Adopter de nouvelles applications technologiques qui améliorent la qualité de la vie peut aussi être moins ardu avec un certain bagage. Il apparaît par exemple que dans le groupe d’âge 55-74 ans, 71 % des diplômés de l’enseignement tertiaire ont passé des appels téléphoniques ou vidéo en ligne pendant la pandémie, ce qui leur a permis de rester en contact avec leur famille et leur cercle d’amis et les a protégés de l’isolement social. À titre de comparaison, 34 % seulement des non-diplômés du deuxième cycle de l’enseignement secondaire disent en avoir fait autant dans ce groupe d’âge.

Cette année, Regards sur l’éducation analyse en particulier ce que ces changements impliquent pour l’enseignement tertiaire.

Comme les étudiants sont de plus en plus nombreux dans l’enseignement tertiaire, la diversité qui s’observe dans leur profil socio-économique et leur parcours scolaire va croissant. Pour répondre aux besoins de cet effectif qui se diversifie, l’enseignement tertiaire doit se diversifier aussi. Les modèles efficaces à l’époque où l’université ouvrait ses portes à un pourcentage minime de chaque cohorte d’âge — le plus souvent dans les milieux privilégiés — ne le sont plus à l’heure où plus de la moitié des jeunes s’inscrivent dans l’enseignement tertiaire.

Les systèmes d’enseignement tertiaire doivent être prêts à accueillir des étudiants désireux d’acquérir de nouvelles compétences à différents stades de leur carrière. Les micro-qualifications semblent très prometteuses, car elles donnent aux étudiants un plus grand pouvoir sur ce qu’ils apprennent et une plus grande liberté de choisir où et à quel stade de leur vie se former est le plus approprié.
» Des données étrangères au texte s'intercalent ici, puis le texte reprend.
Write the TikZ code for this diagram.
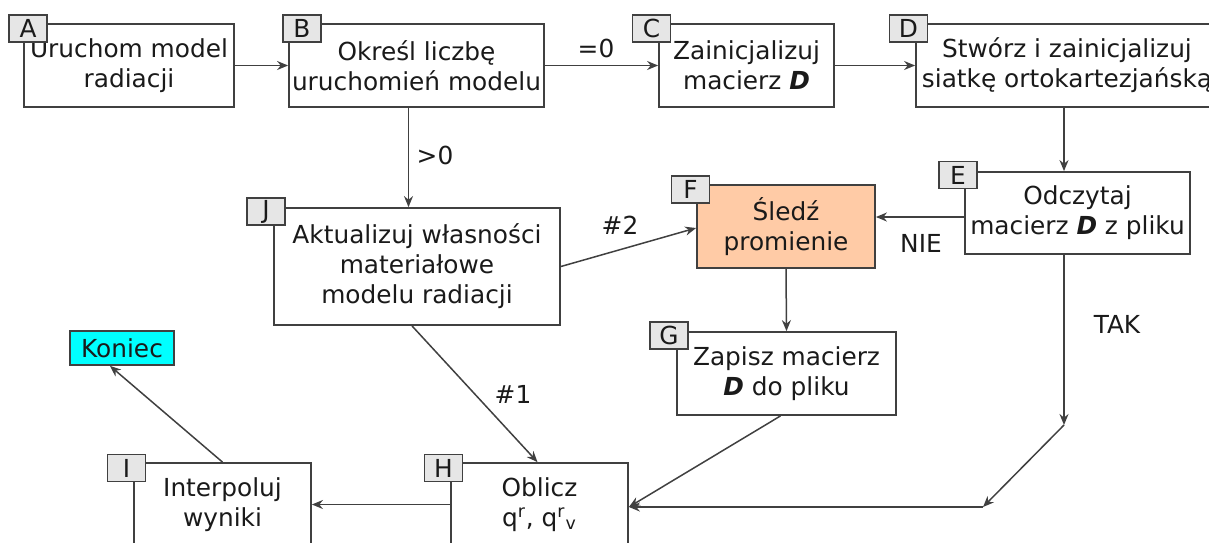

À mesure que le marché du travail évolue, des avancées telles que celles-là pourraient épargner aux jeunes diplômés des difficultés à trouver un emploi de qualité alors que les employeurs qui cherchent la perle rare restent bredouilles.

Un diplôme tertiaire ne convient de surcroît pas nécessairement à tous. L’augmentation générale de l’effectif diplômé de l’enseignement tertiaire pourrait avoir amené les employeurs à faire de ce niveau de formation leur nouvelle norme, incitant des jeunes à s’orienter vers la filière académique alors que la filière professionnelle leur conviendrait mieux. Pour l’éviter, il est important de proposer dans le deuxième cycle de l’enseignement secondaire des formations professionnelles dont la qualité et les débouchés sur le marché du travail n’ont rien à envier à ceux de l’enseignement tertiaire, mais ce type de formations reste rare. Il faut de nouvelles passerelles en filière professionnelle entre le deuxième cycle de l’enseignement secondaire et l’enseignement tertiaire pour que les élèves optent pour cette filière par choix et non en dernier recours et qu’une fois diplômés, ils aient la possibilité de poursuivre leurs études ou de reprendre des études par la suite.
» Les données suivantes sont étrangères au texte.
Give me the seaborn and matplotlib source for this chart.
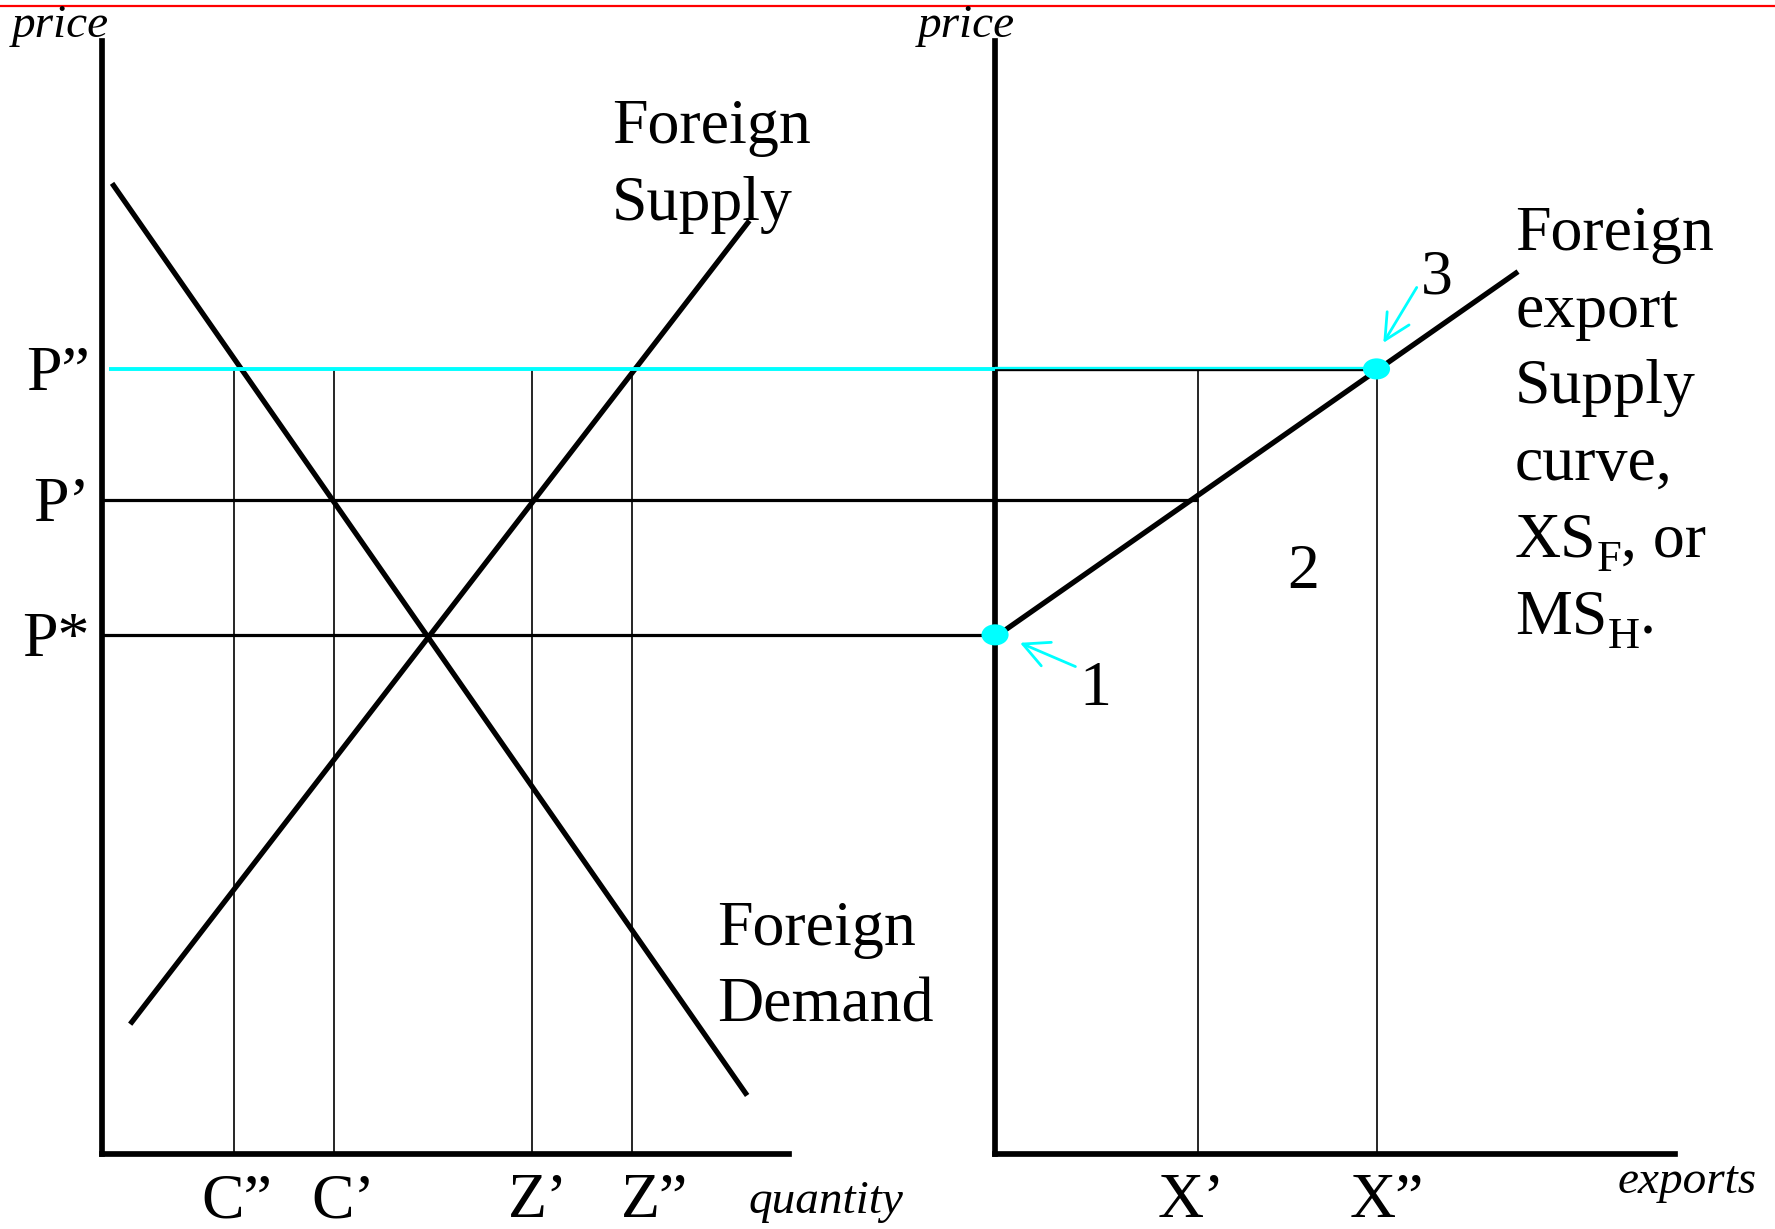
import numpy as np
import pandas as pd
import matplotlib
matplotlib.use("Agg")
import matplotlib.pyplot as plt
import matplotlib.transforms as mtransforms
from matplotlib.path import Path
import seaborn as sns

# price levels: P*, P', P''
price_labels = ["P*", "P\u2019", "P\u201d"]
price_levels = [4.59, 5.78, 6.94]

# foreign market (left panel)
demand_q = [0.09, 5.70]
demand_p = [8.58, 0.52]
supply_q = [0.25, 5.72]
supply_p = [1.15, 8.25]

qty_labels = ["C\u201d", "C\u2019", "Z\u2019", "Z\u201d"]
qty_values = [1.17, 2.05, 3.80, 4.68]

# export market (right panel), measured from its own origin
export_labels = ["X\u2019", "X\u201d"]
export_values = [1.79, 3.37]
xs_q = [0.0, 4.62]
xs_p = [4.57, 7.80]

# numbered points on the export supply curve (1 and 3)
point_q = [0.0, 3.37]
point_p = [4.59, 6.94]

RIGHT_X0 = 7.89          # where the right panel's origin sits
CYAN = "#00FFFF"
BIG = 46
SUB = 32
SMALL = 34

sns.set_theme(style="white")
plt.rcParams["font.family"] = ["Liberation Serif", "DejaVu Serif"]
plt.rcParams["text.color"] = "black"

fig = plt.figure(figsize=(17.75, 12.29), dpi=100)
ax = fig.add_axes([0, 0, 1, 1])
ax.set_xlim(-0.90, 14.78)
ax.set_ylim(-0.66, 10.20)
ax.axis("off")

# red rule at the very top
ax.axhline(10.15, color="red", lw=1.6)

# axes of both panels
ax_kw = dict(color="black", lw=4.1, solid_capstyle="projecting")
ax.plot([0, 0], [0, 9.84], **ax_kw)
ax.plot([0, 6.07], [0, 0], **ax_kw)
ax.plot([RIGHT_X0, RIGHT_X0], [0, 9.84], **ax_kw)
ax.plot([RIGHT_X0, RIGHT_X0 + 6.01], [0, 0], **ax_kw)

p_star, p_one, p_two = price_levels
x_one, x_two = export_values

# thin drop lines from P''
ax.vlines(qty_values, 0, p_two, color="black", lw=1.2)
ax.vlines([RIGHT_X0 + v for v in export_values], 0, p_two, color="black", lw=1.2)

# price lines
ax.hlines(p_star, 0, RIGHT_X0, color="black", lw=2.3)
ax.hlines(p_one, 0, RIGHT_X0 + x_one, color="black", lw=2.3)
ax.hlines(p_two, 0.066, RIGHT_X0, color=CYAN, lw=2.8, zorder=4)
below = mtransforms.offset_copy(ax.transData, fig=fig, x=0, y=-1.3, units="dots")
above = mtransforms.offset_copy(ax.transData, fig=fig, x=0, y=1.3, units="dots")
ax.hlines(p_two, RIGHT_X0, RIGHT_X0 + x_two, color="black", lw=1.7, transform=below)
ax.hlines(p_two, RIGHT_X0, RIGHT_X0 + x_two, color=CYAN, lw=1.7, transform=above, zorder=4)

# demand, supply and export supply curves
curves = pd.DataFrame({
    "q": demand_q + supply_q + [RIGHT_X0 + q for q in xs_q],
    "p": demand_p + supply_p + xs_p,
    "curve": ["demand"] * 2 + ["supply"] * 2 + ["xs"] * 2,
})
sns.lineplot(data=curves, x="q", y="p", units="curve", estimator=None, sort=False,
             color="black", lw=3.8, solid_capstyle="butt", ax=ax, legend=False)

# cyan points
ellipse = Path.unit_circle().transformed(mtransforms.Affine2D().scale(1, 0.78))
sns.scatterplot(x=[RIGHT_X0 + q for q in point_q], y=point_p, marker=ellipse, s=380,
                color=CYAN, edgecolor="none", zorder=6, ax=ax)

# arrows pointing at points 1 and 3
arrow_kw = dict(arrowstyle="->, head_length=0.4, head_width=0.2", color=CYAN, lw=2,
                mutation_scale=46, shrinkA=0, shrinkB=0)
ax.annotate("", xy=(8.11, 4.52), xytext=(8.60, 4.31), arrowprops=arrow_kw)
ax.annotate("", xy=(11.32, 7.17), xytext=(11.615, 7.66), arrowprops=arrow_kw)
ax.text(8.78, 3.97, "1", fontsize=BIG, ha="center", va="baseline")
ax.text(10.61, 5.00, "2", fontsize=BIG, ha="center", va="baseline")
ax.text(11.79, 7.61, "3", fontsize=BIG, ha="center", va="baseline")

# price labels on the left axis
for lab, lvl in zip(price_labels, price_levels):
    ax.text(-0.105, lvl - 0.185, lab, fontsize=BIG, ha="right", va="baseline")

# quantity labels under the axes
qty_nudge = [0.02, 0.08, 0.05, 0.20]
for lab, v, dx in zip(qty_labels, qty_values, qty_nudge):
    ax.text(v + dx, -0.555, lab, fontsize=BIG, ha="center", va="baseline")
exp_nudge = [-0.06, 0.09]
for lab, v, dx in zip(export_labels, export_values, exp_nudge):
    ax.text(RIGHT_X0 + v + dx, -0.555, lab, fontsize=BIG, ha="center", va="baseline")

# axis titles
ax.text(-0.37, 9.87, "price", fontsize=SMALL, style="italic", ha="center", va="baseline")
ax.text(RIGHT_X0 - 0.25, 9.87, "price", fontsize=SMALL, style="italic", ha="center", va="baseline")
ax.text(6.40, -0.52, "quantity", fontsize=SMALL, style="italic", ha="center", va="baseline")
ax.text(RIGHT_X0 + 6.115, -0.34, "exports", fontsize=SMALL, style="italic", ha="center", va="baseline")

# curve captions
ax.text(4.503, 8.934, "Foreign", fontsize=BIG, va="baseline")
ax.text(4.503, 8.257, "Supply", fontsize=BIG, va="baseline")
ax.text(5.437, 1.852, "Foreign", fontsize=BIG, va="baseline")
ax.text(5.437, 1.175, "Demand", fontsize=BIG, va="baseline")

xs_left = RIGHT_X0 + 4.594
xs_base = [7.99 - 0.677 * i for i in range(6)]
for line, y in zip(["Foreign", "export", "Supply", "curve,"], xs_base[:4]):
    ax.text(xs_left, y, line, fontsize=BIG, va="baseline")


def with_subscript(y, head, sub, tail):
    # head text, lowered smaller subscript, then the rest on the same baseline
    t = ax.text(xs_left, y, head, fontsize=BIG, va="baseline")
    s = ax.annotate(sub, xy=(1, y), xycoords=(t, "data"), xytext=(0, -10.5),
                    textcoords="offset points", fontsize=SUB, va="baseline", ha="left")
    ax.annotate(tail, xy=(1, y), xycoords=(s, "data"), fontsize=BIG,
                va="baseline", ha="left")


with_subscript(xs_base[4], "XS", "F", ", or")
with_subscript(xs_base[5], "MS", "H", ".")

fig.savefig("out.png", dpi=100)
La pandémie a montré à quel point les outils numériques étaient importants dans l’enseignement tertiaire. Les modèles novateurs d’enseignement à distance qui ont été élaborés ont permis aux étudiants de poursuivre leurs études au plus fort de la pandémie.

La moitié environ des pays de l’OCDE ont modifié leur cadre institutionnel ou réglementaire pendant la pandémie pour faciliter l’utilisation de ces outils. La plupart des pays de l’OCDE ont réussi à financer l’achat d’outils numériques à utiliser pendant les cours en classe ou à distance et la formation des enseignants à leur utilisation. Ces mesures prises dans de nombreux pays pendant la pandémie sont de belles avancées, mais elles ne suffisent pas.
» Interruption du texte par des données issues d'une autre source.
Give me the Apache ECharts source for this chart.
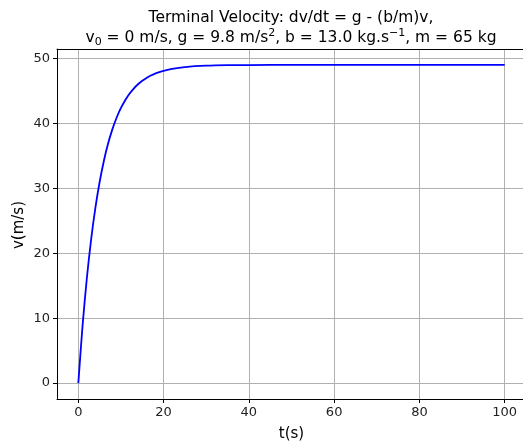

Une plus grande culture de l’innovation s’impose dans l’éducation pour exploiter pleinement le potentiel de la transformation numérique. Il faut des cadres institutionnels ou réglementaires appropriés, en particulier ceux régissant l’enseignement numérique. Il faut aussi veiller à une plus grande réactivité aux possibilités du numérique dans les marchés publics de l’éducation et inciter davantage le secteur privé à innover. Quant aux enseignants, il faut faire en sorte qu’ils acquièrent les compétences indispensables à l’utilisation des outils numériques non seulement pour enseigner, mais aussi pour améliorer leur propre développement professionnel.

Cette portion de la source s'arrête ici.